The Persio Flacco Theatre
Wanted by the entire community of Volterra
The theater was built as an initiative of a group of citizens in the courtyard of Palazzo Viti. The construction process finished in 1819, and the theater has been run by the “Accademia dei Riuniti” since 1920.
At the beginning of the 19th century, the whole community of Volterra felt the need to have a town theater. In 1816, a group of citizens decided to make this wish reality. Architect Luigi Campani, previously architect of the Grand Duke of Tuscany Ferdinando III, ran the construction works that went on between 1816 and 1819. The theater was officially inaugurated in 1820.

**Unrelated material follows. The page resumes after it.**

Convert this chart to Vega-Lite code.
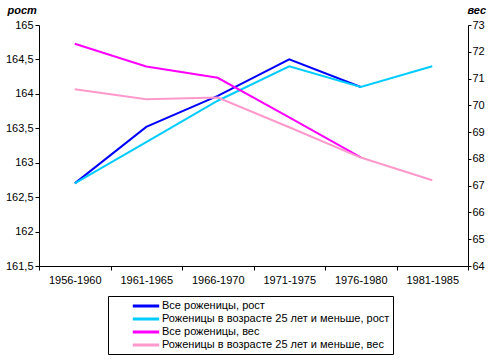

Palazzo Incontri (afterwards called Palazzo Viti) was chosen to host the theater because of its beauty. This building dates back to the beginning of the 17th century, and its facade is attributed to Bartoloneo Ammannati. The theater takes up the ground floor and the back garden of the “palazzo”.
It’s a typical Italian theater, with the hall the shape of a horseshoe, four rows of balconies and an acoustic vault. The main curtain was painted by painter Nicola Contestabili, who decided to paint Aulo Persio Flacco, the great Volterran poet whom the theater is dedicated to, on the Parnassus surrounded by Muses.

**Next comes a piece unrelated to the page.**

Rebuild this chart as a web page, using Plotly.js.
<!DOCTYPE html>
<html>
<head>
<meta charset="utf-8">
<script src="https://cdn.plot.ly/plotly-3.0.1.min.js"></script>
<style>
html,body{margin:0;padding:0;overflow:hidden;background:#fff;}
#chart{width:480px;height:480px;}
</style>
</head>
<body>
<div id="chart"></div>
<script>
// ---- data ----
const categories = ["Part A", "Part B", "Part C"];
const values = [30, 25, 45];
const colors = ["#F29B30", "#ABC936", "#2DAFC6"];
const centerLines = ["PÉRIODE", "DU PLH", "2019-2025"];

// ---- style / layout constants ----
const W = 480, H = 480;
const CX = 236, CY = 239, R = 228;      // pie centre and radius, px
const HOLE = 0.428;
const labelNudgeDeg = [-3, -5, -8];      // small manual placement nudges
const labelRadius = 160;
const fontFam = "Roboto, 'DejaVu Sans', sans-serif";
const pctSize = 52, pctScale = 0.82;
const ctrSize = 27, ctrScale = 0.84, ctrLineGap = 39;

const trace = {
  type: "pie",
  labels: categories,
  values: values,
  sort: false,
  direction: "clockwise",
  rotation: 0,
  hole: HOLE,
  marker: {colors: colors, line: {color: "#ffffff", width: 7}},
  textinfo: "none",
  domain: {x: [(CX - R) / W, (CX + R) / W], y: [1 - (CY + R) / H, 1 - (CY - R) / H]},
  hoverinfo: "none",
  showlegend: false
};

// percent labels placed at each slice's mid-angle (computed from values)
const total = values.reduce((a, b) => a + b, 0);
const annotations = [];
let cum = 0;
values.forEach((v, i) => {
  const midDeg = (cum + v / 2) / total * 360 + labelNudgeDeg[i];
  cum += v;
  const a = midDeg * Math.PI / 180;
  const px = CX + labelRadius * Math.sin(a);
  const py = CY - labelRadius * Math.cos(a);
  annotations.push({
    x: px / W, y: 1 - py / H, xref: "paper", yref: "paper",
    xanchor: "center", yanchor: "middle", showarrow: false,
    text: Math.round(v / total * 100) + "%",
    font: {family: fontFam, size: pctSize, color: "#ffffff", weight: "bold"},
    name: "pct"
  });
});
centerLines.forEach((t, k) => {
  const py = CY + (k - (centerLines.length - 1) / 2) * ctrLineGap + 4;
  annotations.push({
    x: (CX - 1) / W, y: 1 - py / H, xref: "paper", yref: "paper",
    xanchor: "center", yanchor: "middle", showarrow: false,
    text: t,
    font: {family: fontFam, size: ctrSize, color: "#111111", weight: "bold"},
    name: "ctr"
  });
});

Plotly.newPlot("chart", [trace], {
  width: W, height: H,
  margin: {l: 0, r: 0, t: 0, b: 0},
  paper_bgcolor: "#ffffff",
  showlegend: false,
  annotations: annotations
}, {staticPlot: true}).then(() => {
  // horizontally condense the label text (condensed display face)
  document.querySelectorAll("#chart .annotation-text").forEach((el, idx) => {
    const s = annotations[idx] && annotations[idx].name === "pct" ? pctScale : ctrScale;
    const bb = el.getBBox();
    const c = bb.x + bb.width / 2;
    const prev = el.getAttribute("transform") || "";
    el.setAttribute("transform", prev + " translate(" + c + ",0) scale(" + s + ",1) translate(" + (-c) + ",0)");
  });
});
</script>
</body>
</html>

In 1820, a group of 60 citizens founded the Accademia dei Riuniti, which bought the theater with the money from the members’ share and assigned a balcony to each member. The Accademia has owned the theatre and directed its activity ever since.
The theater was closed and inactive for 15 years between 1984 and 1999, for its functional adaptation.
Before the reopening, the members of the Accademia donated their balconies to the Accademia itself, in order to change it to legal personality of private rights and then have access to public funds. This change cost billions of liras and happened only thanks to the sacrifices of many members, to the Fondazione e Cassa di Risparmio di Volterra, the Municipality of Volterra, the Province of Pisa, the Ministry of Cultural Heritage and the European Community.
The Accademia dei Riuniti, that now owns the whole theater, has changed its charter again, so it can now admit new members, it can have major public and private institutions in its board of directors, and it made it possible for the theater to be inalienable and bound to the city of Volterra.